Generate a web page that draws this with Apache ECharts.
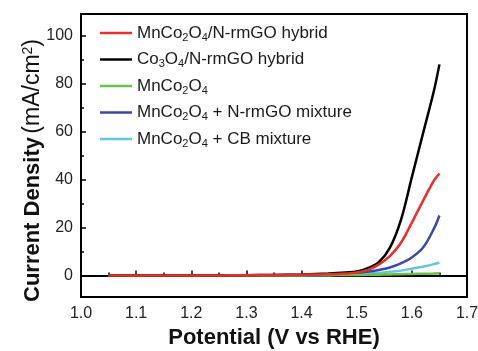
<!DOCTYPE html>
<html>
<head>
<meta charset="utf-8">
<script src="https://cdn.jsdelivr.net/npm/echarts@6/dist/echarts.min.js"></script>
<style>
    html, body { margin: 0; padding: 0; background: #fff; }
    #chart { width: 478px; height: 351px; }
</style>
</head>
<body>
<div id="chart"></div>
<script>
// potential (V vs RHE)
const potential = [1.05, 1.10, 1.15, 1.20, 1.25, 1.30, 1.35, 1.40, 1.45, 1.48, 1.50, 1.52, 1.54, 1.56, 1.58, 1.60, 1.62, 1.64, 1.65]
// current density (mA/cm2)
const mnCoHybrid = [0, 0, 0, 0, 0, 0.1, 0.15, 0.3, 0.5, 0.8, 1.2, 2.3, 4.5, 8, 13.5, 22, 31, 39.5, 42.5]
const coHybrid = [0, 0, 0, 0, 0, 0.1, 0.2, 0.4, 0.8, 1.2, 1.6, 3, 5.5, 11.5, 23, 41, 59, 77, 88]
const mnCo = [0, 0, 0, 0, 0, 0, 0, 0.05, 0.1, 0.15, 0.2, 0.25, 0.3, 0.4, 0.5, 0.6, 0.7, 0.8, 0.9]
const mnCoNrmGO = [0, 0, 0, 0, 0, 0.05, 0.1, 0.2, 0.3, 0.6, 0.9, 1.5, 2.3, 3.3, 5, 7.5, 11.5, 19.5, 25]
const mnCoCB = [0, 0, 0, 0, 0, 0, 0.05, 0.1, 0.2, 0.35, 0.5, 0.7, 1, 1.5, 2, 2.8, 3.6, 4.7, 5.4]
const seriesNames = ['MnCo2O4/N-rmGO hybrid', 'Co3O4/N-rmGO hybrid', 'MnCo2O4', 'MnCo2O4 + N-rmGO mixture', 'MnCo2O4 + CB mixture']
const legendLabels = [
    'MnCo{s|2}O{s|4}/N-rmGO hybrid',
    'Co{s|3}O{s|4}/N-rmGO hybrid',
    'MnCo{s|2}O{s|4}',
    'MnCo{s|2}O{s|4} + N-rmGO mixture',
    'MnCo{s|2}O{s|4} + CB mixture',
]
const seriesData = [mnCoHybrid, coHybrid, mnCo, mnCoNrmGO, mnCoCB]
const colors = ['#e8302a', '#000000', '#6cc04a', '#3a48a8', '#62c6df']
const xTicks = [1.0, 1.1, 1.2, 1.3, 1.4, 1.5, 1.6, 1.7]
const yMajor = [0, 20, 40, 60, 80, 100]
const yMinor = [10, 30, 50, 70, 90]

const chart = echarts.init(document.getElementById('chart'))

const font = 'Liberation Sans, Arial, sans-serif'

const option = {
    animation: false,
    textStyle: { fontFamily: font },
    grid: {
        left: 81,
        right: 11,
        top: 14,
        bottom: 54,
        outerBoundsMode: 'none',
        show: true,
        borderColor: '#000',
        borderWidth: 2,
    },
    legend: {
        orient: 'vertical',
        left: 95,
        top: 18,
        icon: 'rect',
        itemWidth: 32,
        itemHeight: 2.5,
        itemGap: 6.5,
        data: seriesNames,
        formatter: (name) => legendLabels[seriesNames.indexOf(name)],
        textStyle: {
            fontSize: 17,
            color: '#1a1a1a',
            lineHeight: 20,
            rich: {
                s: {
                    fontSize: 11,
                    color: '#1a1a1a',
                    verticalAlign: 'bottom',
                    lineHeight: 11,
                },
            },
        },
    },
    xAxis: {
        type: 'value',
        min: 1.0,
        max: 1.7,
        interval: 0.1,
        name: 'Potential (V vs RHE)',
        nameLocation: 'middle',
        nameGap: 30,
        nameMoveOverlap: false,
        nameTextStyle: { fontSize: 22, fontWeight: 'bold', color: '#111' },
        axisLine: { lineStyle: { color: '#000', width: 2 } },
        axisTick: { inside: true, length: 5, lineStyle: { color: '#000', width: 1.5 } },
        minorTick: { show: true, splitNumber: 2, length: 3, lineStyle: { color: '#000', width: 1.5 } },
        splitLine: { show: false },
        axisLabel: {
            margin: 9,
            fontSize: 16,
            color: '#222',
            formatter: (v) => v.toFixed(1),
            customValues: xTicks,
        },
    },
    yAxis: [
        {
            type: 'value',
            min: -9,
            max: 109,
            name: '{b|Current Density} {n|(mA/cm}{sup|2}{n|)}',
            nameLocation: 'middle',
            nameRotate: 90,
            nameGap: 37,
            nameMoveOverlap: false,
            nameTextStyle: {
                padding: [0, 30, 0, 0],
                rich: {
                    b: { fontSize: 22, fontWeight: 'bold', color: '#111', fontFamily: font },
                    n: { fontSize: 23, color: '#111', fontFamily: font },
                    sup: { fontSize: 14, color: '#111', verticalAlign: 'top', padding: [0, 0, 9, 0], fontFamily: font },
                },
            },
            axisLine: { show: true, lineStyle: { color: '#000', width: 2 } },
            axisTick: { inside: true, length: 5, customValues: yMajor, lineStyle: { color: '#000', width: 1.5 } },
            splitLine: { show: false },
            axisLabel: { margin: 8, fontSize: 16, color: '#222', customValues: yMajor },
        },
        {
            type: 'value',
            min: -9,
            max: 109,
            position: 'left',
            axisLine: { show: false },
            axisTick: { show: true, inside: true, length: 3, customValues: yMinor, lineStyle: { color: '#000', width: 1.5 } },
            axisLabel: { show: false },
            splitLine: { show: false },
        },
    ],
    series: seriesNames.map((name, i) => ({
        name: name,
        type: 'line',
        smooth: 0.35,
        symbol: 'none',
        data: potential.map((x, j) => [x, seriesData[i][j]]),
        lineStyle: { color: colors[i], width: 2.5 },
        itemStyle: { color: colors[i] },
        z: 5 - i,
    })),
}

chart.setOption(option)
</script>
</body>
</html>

#### Given problem
From the data above, write out everything exactly except the pictures.

#### Written answer
Generate a web page that draws this with Apache ECharts.
<!DOCTYPE html>
<html>
<head>
<meta charset="utf-8">
<script src="https://cdn.jsdelivr.net/npm/echarts@6/dist/echarts.min.js"></script>
<style>
    html, body { margin: 0; padding: 0; background: #fff; }
    #chart { width: 478px; height: 351px; }
</style>
</head>
<body>
<div id="chart"></div>
<script>
// potential (V vs RHE)
const potential = [1.05, 1.10, 1.15, 1.20, 1.25, 1.30, 1.35, 1.40, 1.45, 1.48, 1.50, 1.52, 1.54, 1.56, 1.58, 1.60, 1.62, 1.64, 1.65]
// current density (mA/cm2)
const mnCoHybrid = [0, 0, 0, 0, 0, 0.1, 0.15, 0.3, 0.5, 0.8, 1.2, 2.3, 4.5, 8, 13.5, 22, 31, 39.5, 42.5]
const coHybrid = [0, 0, 0, 0, 0, 0.1, 0.2, 0.4, 0.8, 1.2, 1.6, 3, 5.5, 11.5, 23, 41, 59, 77, 88]
const mnCo = [0, 0, 0, 0, 0, 0, 0, 0.05, 0.1, 0.15, 0.2, 0.25, 0.3, 0.4, 0.5, 0.6, 0.7, 0.8, 0.9]
const mnCoNrmGO = [0, 0, 0, 0, 0, 0.05, 0.1, 0.2, 0.3, 0.6, 0.9, 1.5, 2.3, 3.3, 5, 7.5, 11.5, 19.5, 25]
const mnCoCB = [0, 0, 0, 0, 0, 0, 0.05, 0.1, 0.2, 0.35, 0.5, 0.7, 1, 1.5, 2, 2.8, 3.6, 4.7, 5.4]
const seriesNames = ['MnCo2O4/N-rmGO hybrid', 'Co3O4/N-rmGO hybrid', 'MnCo2O4', 'MnCo2O4 + N-rmGO mixture', 'MnCo2O4 + CB mixture']
const legendLabels = [
    'MnCo{s|2}O{s|4}/N-rmGO hybrid',
    'Co{s|3}O{s|4}/N-rmGO hybrid',
    'MnCo{s|2}O{s|4}',
    'MnCo{s|2}O{s|4} + N-rmGO mixture',
    'MnCo{s|2}O{s|4} + CB mixture',
]
const seriesData = [mnCoHybrid, coHybrid, mnCo, mnCoNrmGO, mnCoCB]
const colors = ['#e8302a', '#000000', '#6cc04a', '#3a48a8', '#62c6df']
const xTicks = [1.0, 1.1, 1.2, 1.3, 1.4, 1.5, 1.6, 1.7]
const yMajor = [0, 20, 40, 60, 80, 100]
const yMinor = [10, 30, 50, 70, 90]

const chart = echarts.init(document.getElementById('chart'))

const font = 'Liberation Sans, Arial, sans-serif'

const option = {
    animation: false,
    textStyle: { fontFamily: font },
    grid: {
        left: 81,
        right: 11,
        top: 14,
        bottom: 54,
        outerBoundsMode: 'none',
        show: true,
        borderColor: '#000',
        borderWidth: 2,
    },
    legend: {
        orient: 'vertical',
        left: 95,
        top: 18,
        icon: 'rect',
        itemWidth: 32,
        itemHeight: 2.5,
        itemGap: 6.5,
        data: seriesNames,
        formatter: (name) => legendLabels[seriesNames.indexOf(name)],
        textStyle: {
            fontSize: 17,
            color: '#1a1a1a',
            lineHeight: 20,
            rich: {
                s: {
                    fontSize: 11,
                    color: '#1a1a1a',
                    verticalAlign: 'bottom',
                    lineHeight: 11,
                },
            },
        },
    },
    xAxis: {
        type: 'value',
        min: 1.0,
        max: 1.7,
        interval: 0.1,
        name: 'Potential (V vs RHE)',
        nameLocation: 'middle',
        nameGap: 30,
        nameMoveOverlap: false,
        nameTextStyle: { fontSize: 22, fontWeight: 'bold', color: '#111' },
        axisLine: { lineStyle: { color: '#000', width: 2 } },
        axisTick: { inside: true, length: 5, lineStyle: { color: '#000', width: 1.5 } },
        minorTick: { show: true, splitNumber: 2, length: 3, lineStyle: { color: '#000', width: 1.5 } },
        splitLine: { show: false },
        axisLabel: {
            margin: 9,
            fontSize: 16,
            color: '#222',
            formatter: (v) => v.toFixed(1),
            customValues: xTicks,
        },
    },
    yAxis: [
        {
            type: 'value',
            min: -9,
            max: 109,
            name: '{b|Current Density} {n|(mA/cm}{sup|2}{n|)}',
            nameLocation: 'middle',
            nameRotate: 90,
            nameGap: 37,
            nameMoveOverlap: false,
            nameTextStyle: {
                padding: [0, 30, 0, 0],
                rich: {
                    b: { fontSize: 22, fontWeight: 'bold', color: '#111', fontFamily: font },
                    n: { fontSize: 23, color: '#111', fontFamily: font },
                    sup: { fontSize: 14, color: '#111', verticalAlign: 'top', padding: [0, 0, 9, 0], fontFamily: font },
                },
            },
            axisLine: { show: true, lineStyle: { color: '#000', width: 2 } },
            axisTick: { inside: true, length: 5, customValues: yMajor, lineStyle: { color: '#000', width: 1.5 } },
            splitLine: { show: false },
            axisLabel: { margin: 8, fontSize: 16, color: '#222', customValues: yMajor },
        },
        {
            type: 'value',
            min: -9,
            max: 109,
            position: 'left',
            axisLine: { show: false },
            axisTick: { show: true, inside: true, length: 3, customValues: yMinor, lineStyle: { color: '#000', width: 1.5 } },
            axisLabel: { show: false },
            splitLine: { show: false },
        },
    ],
    series: seriesNames.map((name, i) => ({
        name: name,
        type: 'line',
        smooth: 0.35,
        symbol: 'none',
        data: potential.map((x, j) => [x, seriesData[i][j]]),
        lineStyle: { color: colors[i], width: 2.5 },
        itemStyle: { color: colors[i] },
        z: 5 - i,
    })),
}

chart.setOption(option)
</script>
</body>
</html>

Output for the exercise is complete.